**Given exercise:** In the listing below, count each line containing "picture" and answer with the count only.
___ Material
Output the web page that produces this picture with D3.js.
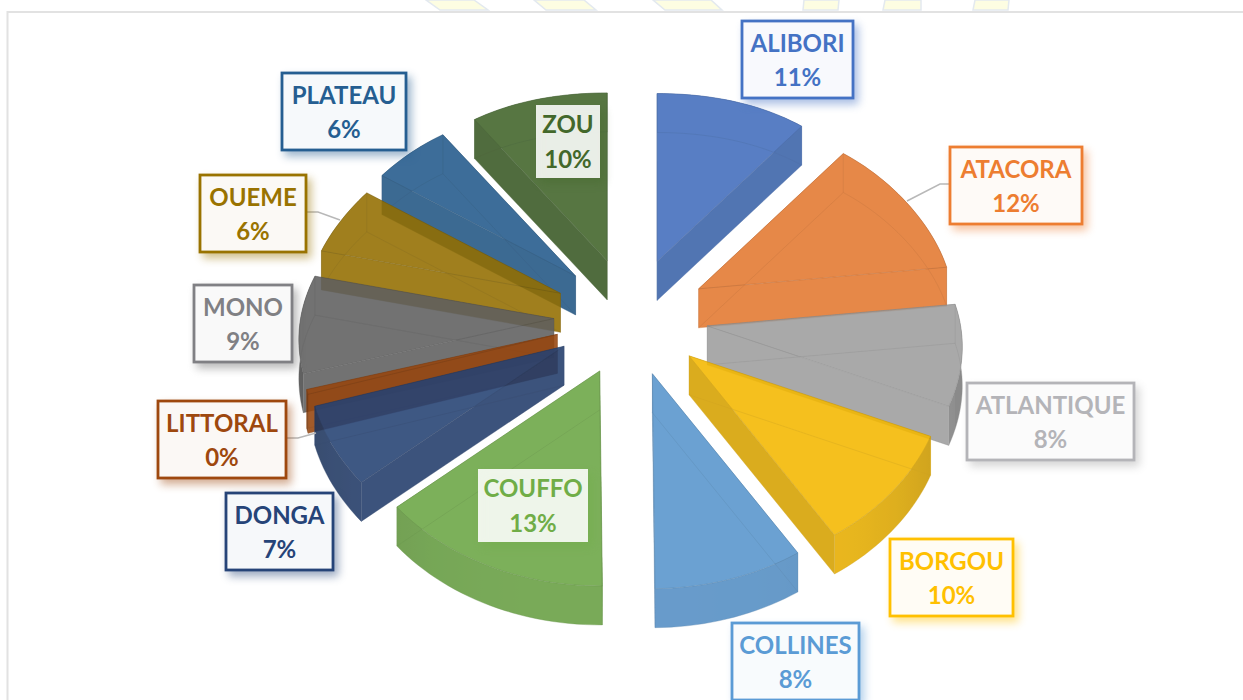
<!DOCTYPE html>
<html>
<head>
<meta charset="utf-8">
<script src="https://cdn.jsdelivr.net/npm/d3@7"></script>
<style>
    html, body { margin: 0; padding: 0; background: #fff; overflow: hidden; }
    svg { display: block; }
    text { font-family: Lato, "Open Sans", sans-serif; font-weight: 700; }
</style>
</head>
<body>
<div id="chart"></div>
<script>
// Chart data
const regions = ["ALIBORI", "ATACORA", "ATLANTIQUE", "BORGOU", "COLLINES", "COUFFO",
    "DONGA", "LITTORAL", "MONO", "OUEME", "PLATEAU", "ZOU"];
const shares = [11, 12.15, 8.5, 9.55, 8.65, 13.61, 6.59, 0.4, 8.25, 5.75, 5.55, 10];
const percentLabels = ["11%", "12%", "8%", "10%", "8%", "13%", "7%", "0%", "9%", "6%", "6%", "10%"];

const sliceColors = ["#4472C4", "#ED7D31", "#A5A5A5", "#FFC000", "#5B9BD5", "#70AD47",
    "#264478", "#9E480E", "#636363", "#997300", "#255E91", "#43682B"];
const textColors = ["#4472C4", "#ED7D31", "#B4B4B8", "#FFC000", "#5B9BD5", "#70AD47",
    "#264478", "#9E480E", "#808084", "#997300", "#255E91", "#43682B"];

// Label boxes: left, top, right, bottom
const labelBoxes = [
    [742, 21, 853, 98], [950, 147, 1082, 224], [967, 383, 1134, 460], [890, 539, 1013, 616],
    [732, 623, 859, 700], [478, 469, 588, 542], [226, 493, 333, 570], [158, 401, 286, 478],
    [194, 285, 292, 362], [200, 175, 306, 252], [282, 73, 406, 150], [536, 105, 600, 178]
];
// Labels sitting on their slice have no border
const plainLabels = ["COUFFO", "ZOU"];

const leaderLines = [
    [[950, 184], [940, 184], [907, 201]],
    [[306, 212], [318, 212], [340, 220]],
    [[286, 438], [298, 438], [316, 433]]
];

// Pale stripes of the page behind the frame
const stripes = [
    [[426, 0], [474, 0], [488, 10], [440, 10]],
    [[534, 0], [584, 0], [596, 10], [546, 10]],
    [[653, 0], [711, 0], [722, 10], [665, 10]],
    [[804, 0], [839, 0], [838, 10], [803, 10]],
    [[885, 0], [921, 0], [921, 10], [883, 10]],
    [[975, 0], [1009, 0], [1008, 10], [973, 10]]
];

const width = 1243, height = 700;

// Pie geometry: centre, how far slices are pulled out, radii and perspective
const cx = 631, cy = 317;
const explodeX = 77, explodeY = 59;
const radiusX = 248, radiusY = 188.6;
const perspective = 0.1228;
const depth = 39;

const svg = d3.select("#chart").append("svg")
    .attr("width", width)
    .attr("height", height);

const defs = svg.append("defs");
const polyLine = d3.line().x(d => d[0]).y(d => d[1]);

// Background stripes and frame
svg.selectAll(".stripe")
    .data(stripes)
    .enter().append("path")
    .attr("class", "stripe")
    .attr("d", d => polyLine(d) + "Z")
    .style("fill", "#fdfde2")
    .style("stroke", "#e3e9ef")
    .style("stroke-width", 1.5);

svg.append("path")
    .attr("d", "M7.5,700V12H1243")
    .style("fill", "none")
    .style("stroke", "#e2e2e2")
    .style("stroke-width", 2);

// Project a point of the pie plane, relative to the slice apex
function rimPoint(angle, apex) {
    const u = Math.sin(angle), v = Math.cos(angle);
    const w = 1 + perspective * v;
    // the rim bulges a little at the sides and upper corners
    const bulgeX = 1 + 0.022 * Math.pow(u, 6);
    const bulgeY = v > 0 ? 1 + 0.02 * Math.pow(Math.sin(2 * angle), 2) : 1;
    return [apex[0] + radiusX * bulgeX * u / w, apex[1] - radiusY * bulgeY * v / w];
}

const slices = d3.pie().sort(null).value(d => d)(shares).map((d, i) => {
    const mid = (d.startAngle + d.endAngle) / 2;
    const apex = [cx + explodeX * Math.sin(mid), cy - explodeY * Math.cos(mid)];
    const steps = Math.max(2, Math.ceil((d.endAngle - d.startAngle) / 0.03));
    const angles = d3.range(steps + 1).map(k => d.startAngle + (d.endAngle - d.startAngle) * k / steps);
    const rim = angles.map(a => rimPoint(a, apex));
    return { id: i, name: regions[i], color: sliceColors[i], mid, apex, rim, angles };
});

const down = p => [p[0], p[1] + depth];

// Flat walls are shaded by the way they face, the arc wall darkens towards the sides
const radialShade = a => 0.5 * Math.max(0, Math.abs(Math.cos(a)) - 0.4) / 0.6;
const arcShade = a => 0.12 + 0.6 * Math.pow(Math.sin(a), 4);

// Back slices first so the front ones overlap them
slices.slice().sort((a, b) => Math.cos(b.mid) - Math.cos(a.mid)).forEach(s => {
    const g = svg.append("g").style("opacity", 0.88);
    const base = d3.color(s.color).darker(0.12);
    const first = s.rim[0];
    const last = s.rim[s.rim.length - 1];
    const edge = d3.color(s.color).darker(0.7).formatHex();

    const topFace = [s.apex, ...s.rim];
    const bottomFace = topFace.map(down);
    const startAngle = s.angles[0];
    const endAngle = s.angles[s.angles.length - 1];

    const wall = (face, fill) => {
        g.append("path")
            .attr("d", polyLine(face) + "Z")
            .style("fill", fill)
            .style("stroke", "none");
    };

    // Shading of the arc wall runs along the rim
    const gradId = "arc-" + s.id;
    const grad = defs.append("linearGradient")
        .attr("id", gradId)
        .attr("gradientUnits", "userSpaceOnUse")
        .attr("x1", first[0]).attr("x2", last[0])
        .attr("y1", 0).attr("y2", 0);
    const span = (last[0] - first[0]) || 1;
    s.rim.forEach((p, k) => {
        grad.append("stop")
            .attr("offset", Math.min(1, Math.max(0, (p[0] - first[0]) / span)))
            .attr("stop-color", base.darker(arcShade(s.angles[k])).formatHex());
    });

    const startWall = [s.apex, first, down(first), down(s.apex)];
    const endWall = [s.apex, last, down(last), down(s.apex)];
    const arcWall = [...s.rim, ...s.rim.slice().reverse().map(down)];
    const rightSide = s.mid < Math.PI;

    // Back facing radial wall, arc wall, then the radial wall that faces us
    wall(rightSide ? startWall : endWall,
        base.darker(radialShade(rightSide ? startAngle : endAngle)).formatHex());
    wall(arcWall, "url(#" + gradId + ")");
    wall(rightSide ? endWall : startWall,
        base.darker(radialShade(rightSide ? endAngle : startAngle)).formatHex());

    g.append("path")
        .attr("d", polyLine(topFace) + "Z")
        .style("fill", base.formatHex())
        .style("stroke", edge)
        .style("stroke-opacity", 0.6)
        .style("stroke-width", 1);

    // Hidden edges seen through the slice
    g.append("path")
        .attr("d", polyLine(bottomFace) + "Z")
        .style("fill", "none")
        .style("stroke", edge)
        .style("stroke-opacity", 0.35)
        .style("stroke-width", 1);

    [s.apex, first, last].forEach(p => {
        g.append("path")
            .attr("d", polyLine([p, down(p)]))
            .style("stroke", edge)
            .style("stroke-opacity", 0.35)
            .style("stroke-width", 1);
    });
});

// Leader lines
svg.selectAll(".leader")
    .data(leaderLines)
    .enter().append("path")
    .attr("class", "leader")
    .attr("d", d => polyLine(d))
    .style("fill", "none")
    .style("stroke", "#b8b8b8")
    .style("stroke-width", 1.5);

// Data labels
const labels = svg.selectAll(".label")
    .data(regions)
    .enter().append("g")
    .attr("class", "label")
    .attr("transform", (d, i) => "translate(" + labelBoxes[i][0] + "," + labelBoxes[i][1] + ")");

labels.append("rect")
    .attr("width", (d, i) => labelBoxes[i][2] - labelBoxes[i][0])
    .attr("height", (d, i) => labelBoxes[i][3] - labelBoxes[i][1])
    .style("fill", (d, i) => plainLabels.includes(d)
        ? "rgba(255,255,255,0.88)"
        : d3.interpolateRgb("#fff", sliceColors[i])(0.04))
    .style("stroke", (d, i) => plainLabels.includes(d) ? "none" : textColors[i])
    .style("stroke-width", 2.8)
    .style("filter", (d, i) => {
        const c = d3.color(sliceColors[i]);
        c.opacity = 0.45;
        return "drop-shadow(4px 5px 4px " + c.formatRgb() + ")";
    });

labels.append("text")
    .attr("x", (d, i) => (labelBoxes[i][2] - labelBoxes[i][0]) / 2)
    .attr("y", (d, i) => plainLabels.includes(d) ? 28 : 31)
    .attr("text-anchor", "middle")
    .style("font-size", "24px")
    .style("fill", (d, i) => textColors[i])
    .text(d => d);

labels.append("text")
    .attr("x", (d, i) => (labelBoxes[i][2] - labelBoxes[i][0]) / 2)
    .attr("y", (d, i) => plainLabels.includes(d) ? 63 : 65)
    .attr("text-anchor", "middle")
    .style("font-size", "24px")
    .style("fill", (d, i) => textColors[i])
    .text((d, i) => percentLabels[i]);
</script>
</body>
</html>
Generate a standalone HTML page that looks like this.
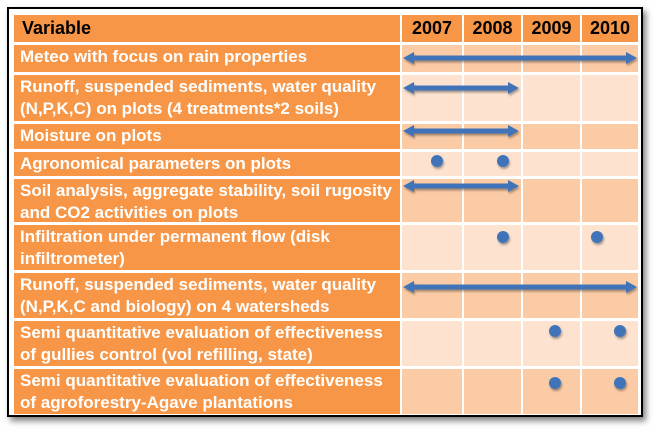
______
**Full response:** 1